100 ANOS RáDIO CLUBE » História contada por quem a viu Jorge José, escritor e ator de rádio e tv, é um dos memorialistas da Rádio Clube de Pernambuco, a primeira emissora de rádio do Brasil

Silvia Bessa
silvia.bessa@diariodepernambuco.com.br

Publicação: 16/04/2018 09:00

Jorge José era garoto de calças curtas quando começou a atuar em rádios. Tinha por volta dos 11 anos e falar ao microfone era um problema para ele. A haste do equipamento esbarrava em um limite, de modo que não descia ao ponto de chegar até a altura da boca do menino. Arrumaram um banquinho para Jorge José se iniciar e mostrar o talento que o pai dele enxergava desde que o filho começou a ler com voz de locutor a escalação do time de futebol publicada em jornais. Naquela época teve alguém que disse: “Mande ele falar comigo”. Foi Ziul Matos, apresentador de rádio já famoso. Jorge José Santana começou como contrarregra no início da década de 1950.

Era o menino dos ruídos, aquele que incorpora fantasias às narrativas das radionovelas. Se na história tinha um cavalo correndo, cabia a ele a cavalgada feita com uma batida repetida das mãos - em um movimento que lembra até hoje. Se alguém caminhasse pela cozinha ao longo de um drama, ele imitava os passos va-ga-ro-sa-men-te. Se um trovão deveria envolver e causar suspense no ouvinte, sacolejava uma bolinha de aço dentro de um balão. “Aprendi esta arte com Evandro Vasconcelos, contrarregra da época. Minha vida foi toda dedicada à rádio e televisão”, contou em entrevista ao Diario de Pernambuco.

Um dia o mestre Câmara Cascudo o convidou para inovar. “Você assiste aos trailers dos filmes e adapta para o rádio”, sugeriu.
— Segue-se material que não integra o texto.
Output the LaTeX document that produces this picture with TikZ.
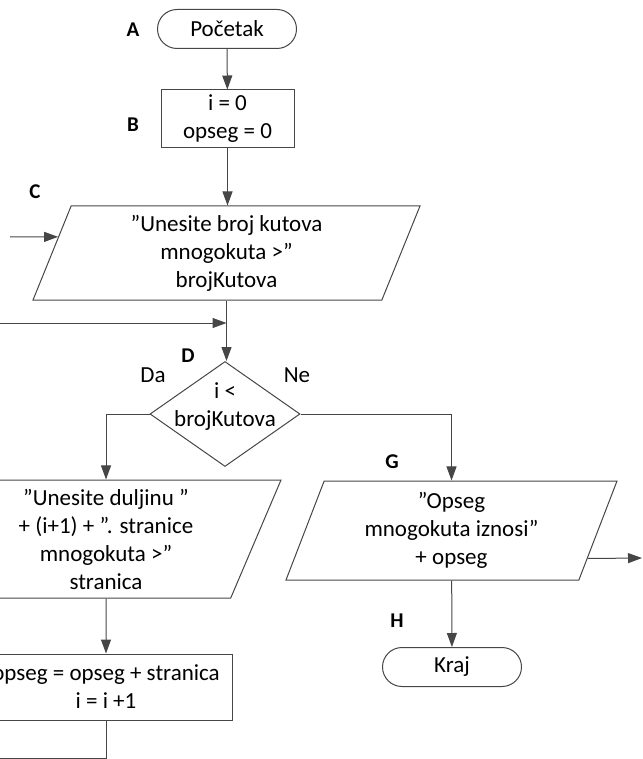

Jorge José aceitou. Fazia adaptações para novelas semanais, transmitidas em cinco capítulos. Escreveu depois as suas próprias, tanto que no início dos anos 1960, quando a televisão começou a ganhar espaço, houve um concurso para escolher os atores da TV e Jorge José resolveu se reinventar. Passou em um teste e ficou entre os três primeiros colocados. É dele a autoria e a direção da primeira telenovela da TV Rádio Clube, aquela que foi exibida em 20 capítulos e recebeu o fantástico título de “O ruído do silêncio”. A TV Rádio Clube foi uma expansão da Rádio de mesmo nome.

De contrarregra a produtor e radioator e ator de telenovelas. De criança a adulto. Chegou em 1953 em uma rádio e até hoje é tomado pela paixão ao universo radiofônico e à Rádio Clube, a PRA-8, a pioneira. A primeira rádio do Brasil, criada em 6 de abril de 1919 por iniciativa de um grupo de amigos amadores da telegrafia que sonhavam em levar o “pensamento humano” por redes sem fio. Jorge José se tornou uma referência na história da Rádio Clube e na história da rádio do Brasil. Autor do livro O Rádio pernambucano por quem o viu crescer (edição do autor, 2009), é estudioso e uma referência local sobretudo quando se trata do período de 1950 para cá. Resolveu compilar suas experiências em um trabalho de pesquisa de 445 páginas após encerrar seu período de 19 anos como funcionário da Fundação Joaquim Nabuco. Lá era usado como fonte primária para muitos estudantes. A obra de Jorge José é clássica para quem quer entender a Rádio Clube às vésperas de ela completar 100 anos de fundação. “Jorge José fez opção pela genética, reconstituída a partir da textura prosaica do cotidiano, centrada no indivíduo e em suas múltiplas relações”, diz Gustavo Krause, ex-prefeito do Recife e ex-governador, prefaciador da obra. “Ele apoiou-se na tradição da oralidade, socorreu-se em farta pesquisa documental e, com isso, conseguiu retratar várias dimensões e cores da vida, paisagens e ambiência entrecortada pela paixão humana”, disse Krause.

Muito documento foi destruído por gestores e por um incêndio que queimou boa parte de um valioso arquivo para a história do rádio. Eram registros importantes. A história da rádio em Pernambuco e no Brasil é contada hoje por pessoas a exemplo de Jorge José - apresentadores, técnicos e artistas - que guardaram fotos e lembram dos acontecimentos e seus detalhes. São eles os memorialistas da história da comunicação.